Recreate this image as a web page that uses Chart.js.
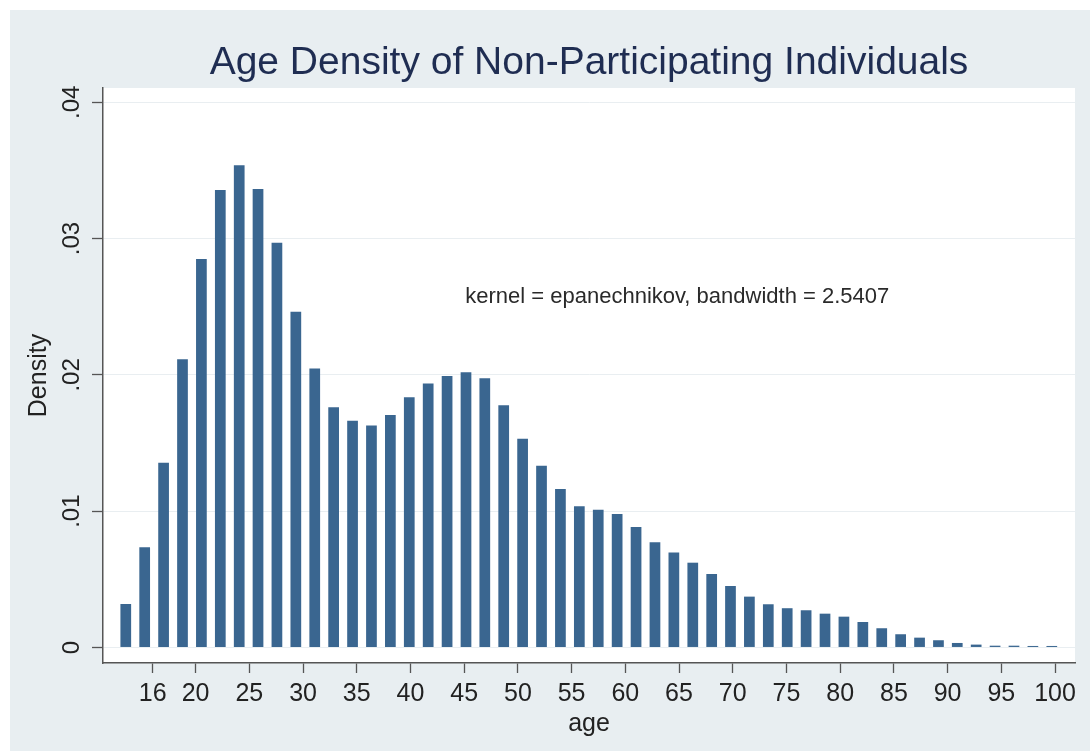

*-*-*

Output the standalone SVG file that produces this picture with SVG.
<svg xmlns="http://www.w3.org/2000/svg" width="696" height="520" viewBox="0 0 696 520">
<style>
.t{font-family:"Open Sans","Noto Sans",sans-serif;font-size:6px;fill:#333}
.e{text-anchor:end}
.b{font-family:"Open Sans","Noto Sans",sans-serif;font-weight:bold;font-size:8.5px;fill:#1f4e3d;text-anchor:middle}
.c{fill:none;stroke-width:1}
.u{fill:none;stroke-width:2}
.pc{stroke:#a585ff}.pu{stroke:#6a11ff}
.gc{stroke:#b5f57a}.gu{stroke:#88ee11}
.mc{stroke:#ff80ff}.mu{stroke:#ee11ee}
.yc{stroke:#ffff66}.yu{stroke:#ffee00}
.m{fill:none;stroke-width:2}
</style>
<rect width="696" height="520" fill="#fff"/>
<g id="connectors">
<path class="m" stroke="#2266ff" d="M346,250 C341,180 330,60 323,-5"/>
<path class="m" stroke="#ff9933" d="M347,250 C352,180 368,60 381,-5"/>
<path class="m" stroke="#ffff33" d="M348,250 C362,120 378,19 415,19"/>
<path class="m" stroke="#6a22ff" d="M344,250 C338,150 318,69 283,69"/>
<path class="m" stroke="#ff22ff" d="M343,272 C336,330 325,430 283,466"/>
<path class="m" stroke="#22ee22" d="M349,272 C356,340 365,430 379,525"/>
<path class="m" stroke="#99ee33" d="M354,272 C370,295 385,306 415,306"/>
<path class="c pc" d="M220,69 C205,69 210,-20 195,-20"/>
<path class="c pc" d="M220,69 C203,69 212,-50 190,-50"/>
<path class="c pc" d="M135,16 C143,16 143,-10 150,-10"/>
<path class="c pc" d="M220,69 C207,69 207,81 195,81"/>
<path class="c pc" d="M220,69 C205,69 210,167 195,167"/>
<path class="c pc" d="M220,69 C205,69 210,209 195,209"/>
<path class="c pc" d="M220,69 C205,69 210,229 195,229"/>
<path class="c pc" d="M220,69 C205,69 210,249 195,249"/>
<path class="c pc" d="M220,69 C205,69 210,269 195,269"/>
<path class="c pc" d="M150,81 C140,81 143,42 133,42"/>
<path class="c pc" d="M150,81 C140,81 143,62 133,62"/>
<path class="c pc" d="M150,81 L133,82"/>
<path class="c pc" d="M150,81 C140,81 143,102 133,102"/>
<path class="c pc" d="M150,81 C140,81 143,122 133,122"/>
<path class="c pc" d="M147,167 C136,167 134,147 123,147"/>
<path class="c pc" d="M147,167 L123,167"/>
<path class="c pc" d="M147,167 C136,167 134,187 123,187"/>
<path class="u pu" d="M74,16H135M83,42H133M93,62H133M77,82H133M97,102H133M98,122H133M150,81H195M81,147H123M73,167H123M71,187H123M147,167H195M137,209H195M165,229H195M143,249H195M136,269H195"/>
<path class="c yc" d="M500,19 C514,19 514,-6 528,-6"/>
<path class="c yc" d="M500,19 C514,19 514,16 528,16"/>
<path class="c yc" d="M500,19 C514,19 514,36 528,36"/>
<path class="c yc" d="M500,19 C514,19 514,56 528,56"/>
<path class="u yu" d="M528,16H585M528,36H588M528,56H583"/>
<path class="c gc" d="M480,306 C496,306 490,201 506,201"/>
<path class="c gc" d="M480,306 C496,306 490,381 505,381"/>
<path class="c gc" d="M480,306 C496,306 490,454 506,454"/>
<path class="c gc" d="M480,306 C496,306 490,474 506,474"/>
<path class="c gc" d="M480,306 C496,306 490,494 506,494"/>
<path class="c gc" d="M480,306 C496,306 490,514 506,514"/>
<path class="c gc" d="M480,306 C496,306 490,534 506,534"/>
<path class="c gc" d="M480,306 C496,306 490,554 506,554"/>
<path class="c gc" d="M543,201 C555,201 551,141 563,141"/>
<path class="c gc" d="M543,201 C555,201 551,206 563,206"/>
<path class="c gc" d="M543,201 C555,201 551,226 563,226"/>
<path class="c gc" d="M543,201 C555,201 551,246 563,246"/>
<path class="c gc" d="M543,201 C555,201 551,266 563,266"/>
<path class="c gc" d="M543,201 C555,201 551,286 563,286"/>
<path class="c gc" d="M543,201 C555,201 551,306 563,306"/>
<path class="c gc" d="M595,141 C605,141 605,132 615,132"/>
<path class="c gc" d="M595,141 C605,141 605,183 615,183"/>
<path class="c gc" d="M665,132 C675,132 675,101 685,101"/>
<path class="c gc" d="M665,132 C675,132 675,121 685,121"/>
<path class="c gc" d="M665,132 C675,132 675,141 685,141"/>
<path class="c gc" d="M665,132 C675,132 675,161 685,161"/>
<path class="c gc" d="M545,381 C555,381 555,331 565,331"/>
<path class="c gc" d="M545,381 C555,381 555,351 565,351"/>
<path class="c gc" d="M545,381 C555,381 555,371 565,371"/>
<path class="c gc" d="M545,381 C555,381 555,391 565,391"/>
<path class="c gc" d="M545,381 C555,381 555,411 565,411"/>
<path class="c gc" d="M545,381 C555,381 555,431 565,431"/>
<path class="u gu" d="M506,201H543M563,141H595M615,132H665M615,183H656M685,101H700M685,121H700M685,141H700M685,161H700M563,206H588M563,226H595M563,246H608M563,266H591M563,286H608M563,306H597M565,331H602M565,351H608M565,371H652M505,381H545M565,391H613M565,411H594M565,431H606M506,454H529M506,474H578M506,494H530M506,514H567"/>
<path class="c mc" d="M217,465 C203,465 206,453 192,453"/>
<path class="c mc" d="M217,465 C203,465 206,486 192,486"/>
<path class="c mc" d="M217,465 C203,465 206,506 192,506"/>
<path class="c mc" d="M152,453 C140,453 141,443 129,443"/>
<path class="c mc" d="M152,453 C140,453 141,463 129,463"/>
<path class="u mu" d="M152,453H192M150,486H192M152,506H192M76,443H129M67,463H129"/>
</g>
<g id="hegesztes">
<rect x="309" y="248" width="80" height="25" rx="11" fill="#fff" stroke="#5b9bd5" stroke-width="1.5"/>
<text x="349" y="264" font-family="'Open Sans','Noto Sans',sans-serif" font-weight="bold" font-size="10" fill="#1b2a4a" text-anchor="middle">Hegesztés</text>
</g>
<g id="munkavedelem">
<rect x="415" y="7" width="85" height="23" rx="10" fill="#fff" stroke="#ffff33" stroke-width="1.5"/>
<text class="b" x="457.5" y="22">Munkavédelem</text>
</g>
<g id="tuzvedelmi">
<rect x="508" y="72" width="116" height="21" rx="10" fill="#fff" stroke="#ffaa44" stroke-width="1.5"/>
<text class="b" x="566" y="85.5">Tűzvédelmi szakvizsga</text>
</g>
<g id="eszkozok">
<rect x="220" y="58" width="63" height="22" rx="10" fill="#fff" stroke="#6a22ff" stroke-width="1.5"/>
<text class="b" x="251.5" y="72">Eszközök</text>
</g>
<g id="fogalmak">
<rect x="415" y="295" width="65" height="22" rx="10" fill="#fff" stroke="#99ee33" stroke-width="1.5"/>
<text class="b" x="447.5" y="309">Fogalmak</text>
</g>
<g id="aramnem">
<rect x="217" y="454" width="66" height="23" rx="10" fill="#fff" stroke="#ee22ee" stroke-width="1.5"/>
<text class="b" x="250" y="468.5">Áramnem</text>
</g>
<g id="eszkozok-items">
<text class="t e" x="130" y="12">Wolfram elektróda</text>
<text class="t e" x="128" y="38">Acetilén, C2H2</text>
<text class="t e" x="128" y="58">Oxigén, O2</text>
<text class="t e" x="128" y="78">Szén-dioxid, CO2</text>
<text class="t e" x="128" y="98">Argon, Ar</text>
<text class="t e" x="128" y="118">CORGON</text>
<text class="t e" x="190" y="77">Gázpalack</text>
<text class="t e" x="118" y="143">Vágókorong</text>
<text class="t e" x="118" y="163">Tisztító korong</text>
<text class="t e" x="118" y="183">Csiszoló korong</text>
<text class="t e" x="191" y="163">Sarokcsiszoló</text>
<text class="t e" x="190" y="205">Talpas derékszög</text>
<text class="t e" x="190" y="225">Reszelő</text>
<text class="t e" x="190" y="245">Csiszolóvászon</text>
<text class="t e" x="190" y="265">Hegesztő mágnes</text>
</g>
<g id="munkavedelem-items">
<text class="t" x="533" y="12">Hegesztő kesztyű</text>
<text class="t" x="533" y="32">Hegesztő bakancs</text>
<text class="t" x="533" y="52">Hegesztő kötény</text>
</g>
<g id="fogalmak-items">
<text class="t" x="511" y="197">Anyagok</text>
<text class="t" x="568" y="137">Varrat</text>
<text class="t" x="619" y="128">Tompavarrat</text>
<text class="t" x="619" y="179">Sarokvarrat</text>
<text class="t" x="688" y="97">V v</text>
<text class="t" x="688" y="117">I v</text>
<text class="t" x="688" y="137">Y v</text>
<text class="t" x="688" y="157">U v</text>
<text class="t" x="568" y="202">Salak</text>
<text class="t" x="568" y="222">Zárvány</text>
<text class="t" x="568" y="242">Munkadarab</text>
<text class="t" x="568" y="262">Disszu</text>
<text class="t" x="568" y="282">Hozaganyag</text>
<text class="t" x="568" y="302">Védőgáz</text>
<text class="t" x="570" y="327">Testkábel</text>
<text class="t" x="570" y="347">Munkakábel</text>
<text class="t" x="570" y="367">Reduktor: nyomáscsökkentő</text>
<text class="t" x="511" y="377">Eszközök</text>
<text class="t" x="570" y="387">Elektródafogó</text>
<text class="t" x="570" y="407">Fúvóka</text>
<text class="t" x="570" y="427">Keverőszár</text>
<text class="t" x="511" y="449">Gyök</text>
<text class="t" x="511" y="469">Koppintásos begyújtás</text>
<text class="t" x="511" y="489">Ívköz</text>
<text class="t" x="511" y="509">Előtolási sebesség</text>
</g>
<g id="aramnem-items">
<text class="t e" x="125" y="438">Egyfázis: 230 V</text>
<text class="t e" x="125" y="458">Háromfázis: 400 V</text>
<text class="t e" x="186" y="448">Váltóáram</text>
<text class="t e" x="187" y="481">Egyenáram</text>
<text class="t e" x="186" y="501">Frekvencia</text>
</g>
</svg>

*-*-*

WORK REQUIRED = Find each line holding "that". Copy it out.

RESPONSE TO THIS TASK =
Recreate this image as a web page that uses Chart.js.
Output the standalone SVG file that produces this picture with SVG.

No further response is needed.